Desde Catia, explica Ivonne Parra, madre de Guillermo Rueda, asesinado por las FAES en 2017: “¿Los operativos acabaron con el malandraje? No, todo lo contrario. Estamos viendo el malandrero que sale de la cárcel con uniforme del CICPC… Zapatos rotos y feos, pero con chaleco antibala, credencial y tremenda pistola. Ahora los malandros tienen más poder. Los llaman acreditados. De hecho, aquí, en un centro de los colectivos que se llama Waraira Repano están formando en tres meses a supuestos oficiales”.

Los viernes o los días de quincena, de acuerdo con Ivonne, los acreditados se despliegan en el bulevar de Catia con la colaboración del CICPC y de la PNB para robarle los morrales a los muchachos que pasan o mandan a robar el celular que les dé la gana. “Cuando ellos [los funcionarios] quedan mamando y locos, vuelven otra vez a fastidiar. Eso es lo que ahorita están haciendo: matraquear”, dice Lina Rivera, madre de Jesús Rivera, asesinado por las FAES en 2018.

En La Pajarera basta con mostrar “los verdes” a quien los pida y dejan vivir en libertad. Así pasó: a los “malandros malandros” que agarraron cuando mataron al cristiano, los soltaron cuando ellos soltaron los verdes. Algo así puede estar sucediendo: los funcionarios detienen a los delincuentes y les piden $500 a cada uno en vez de abrirles su proceso penal, porque seguir el proceso es que otro funcionario les pida $1.000 y si los delincuentes sueltan la platica, salen libres, con lo que los funcionarios pueden irle quitando plata cada vez que les venga en gana.

Agrega el policía Rodrigo: “Igual, si usted los lleva a tribunales, le mojan la mano al fiscal para que le pongan un delito menor y ellos van a salir del problema en que se metieron. Entonces, para que esa plata le quede al fiscal, me la quedo yo… Créame, hay un punto en el que no llegamos a ningún lado, porque nos damos cuenta de que ellos ya no sirven a la sociedad y el sistema tampoco”.

Habría que preguntarse en el barrio y en cualquier zona del país: ¿Los vecinos se sienten seguros caminando de noche en sus zonas? ¿Disminuyeron los hurtos? ¿Y la organización criminal? ¿Los ciudadanos confían en la policía local? ¿Y en el sistema judicial del país? ¿Y en el gobierno nacional? Si las respuestas son “no” es porque no ha mejorado la percepción de seguridad del país y tampoco la aceptación hacia quienes lo gobiernan. Venezuela se arregló sólo para quienes pueden montar rejas y guachimanes. Las tragedias siguen siendo cotidianas.
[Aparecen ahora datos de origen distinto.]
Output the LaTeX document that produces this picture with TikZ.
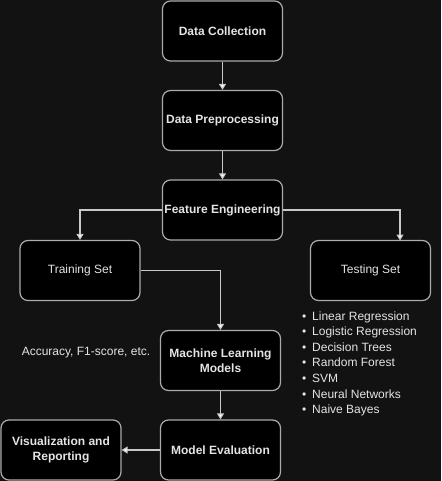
\documentclass[tikz,border=0pt]{standalone}
\usepackage{fontspec}
\setmainfont{Liberation Sans}
\usetikzlibrary{arrows.meta}
\definecolor{bg}{HTML}{121212}
\definecolor{edge}{HTML}{ABABAB}
\definecolor{wire}{HTML}{C8C8C8}
\definecolor{txt}{HTML}{E4E4E4}
\begin{document}
\begin{tikzpicture}[x=1pt,y=-1pt,
 box/.style={draw=edge, fill=black, line width=1.2pt, rounded corners=8pt,
   minimum width=120pt, minimum height=60pt, inner sep=0pt, text=txt,
   font=\fontsize{12}{15}\selectfont\bfseries, align=center},
 plainbox/.style={box, font=\fontsize{12}{15}\selectfont},
 conn/.style={draw=wire, line width=1.1pt, -{Triangle[length=6pt,width=7pt,fill=white]}},
 lbl/.style={text=txt, font=\fontsize{12}{15}\selectfont, inner sep=0pt}]
\fill[bg] (0,0) rectangle (441,481);
\useasboundingbox (0,0) rectangle (441,481);
\node[box] (dc) at (222.5,31) {Data Collection};
\node[box] (dp) at (222.5,120.5) {Data Preprocessing};
\node[box] (fe) at (222.5,210) {Feature Engineering};
\node[plainbox] (tr) at (80,270.5) {Training Set};
\node[plainbox] (ts) at (370.5,270.5) {Testing Set};
\node[box] (ml) at (220.5,360.5) {Machine Learning\\Models};
\node[box] (me) at (220.5,450) {Model Evaluation};
\node[box] (vr) at (61,450) {Visualization and\\Reporting};
\coordinate (tsin) at (400,240.5);
\draw[conn] (dc) -- (dp);
\draw[conn] (dp) -- (fe);
\draw[conn] (fe.west) -| (tr.north);
\draw[conn] (fe.east) -| (tsin);
\draw[conn] (tr.east) -| (ml.north);
\draw[conn] (ml) -- (me);
\draw[conn] (me.west) -- (vr.east);
\node[lbl] (acc) at (86,353) {Accuracy, F1-score, etc.};
\foreach \t [count=\i] in {Linear Regression, Logistic Regression, Decision Trees, Random Forest, SVM, Neural Networks, Naive Bayes}
  \node[lbl, anchor=base west] (b\i) at (312,{320.3+15.55*(\i-1)}) {\llap{•\hspace{6pt}}\t};
\end{tikzpicture}
\end{document}
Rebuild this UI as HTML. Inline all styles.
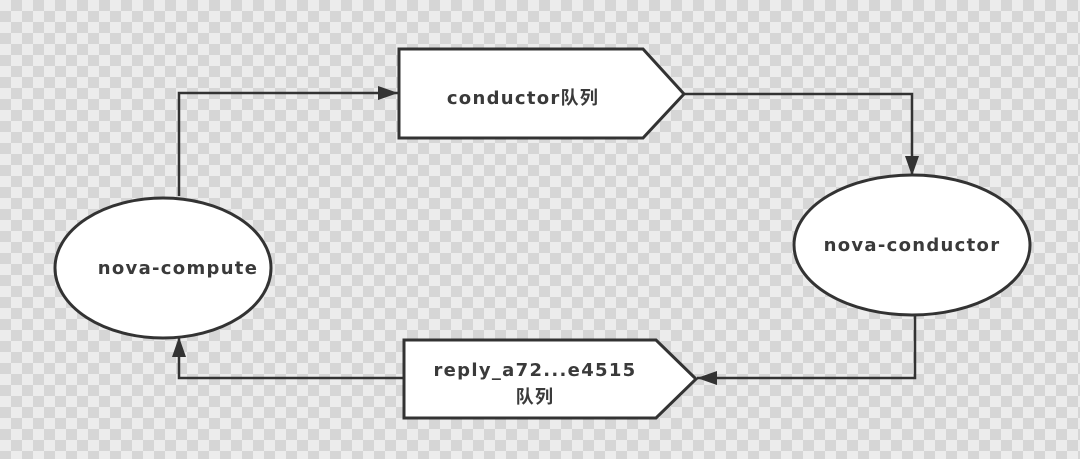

“¿Que cómo se arregla esto? Recuperando las vías de ayuda para que los antisociales busquen darle sentido a la vida, porque no es del todo cierto que todos son personas perdidas. Yo sí conozco personas ‘nueva conducta’ que ahora ayudan a la comunidad… Pero, claro, esta vaina es muy difícil”, piensa el policía Rodrigo.

Son estas muertes que pudieron evitarse las que más duelen y dan mayor vergüenza, pero lo que más angustia es la indiferencia, ni siquiera de los gobernantes, sino de la gente, aun sabiendo que la muerte ronda y acosa: “Hace como un mes y medio, venía uno de mis hijos y los policías lo rodearon, pidiéndole cédula y como él está chiquito, él no carga la cédula. Él que es negrito, llegó blanco como un papel [a la casa] y me dijo:  Mamá, yo pensé que me iban a matar”.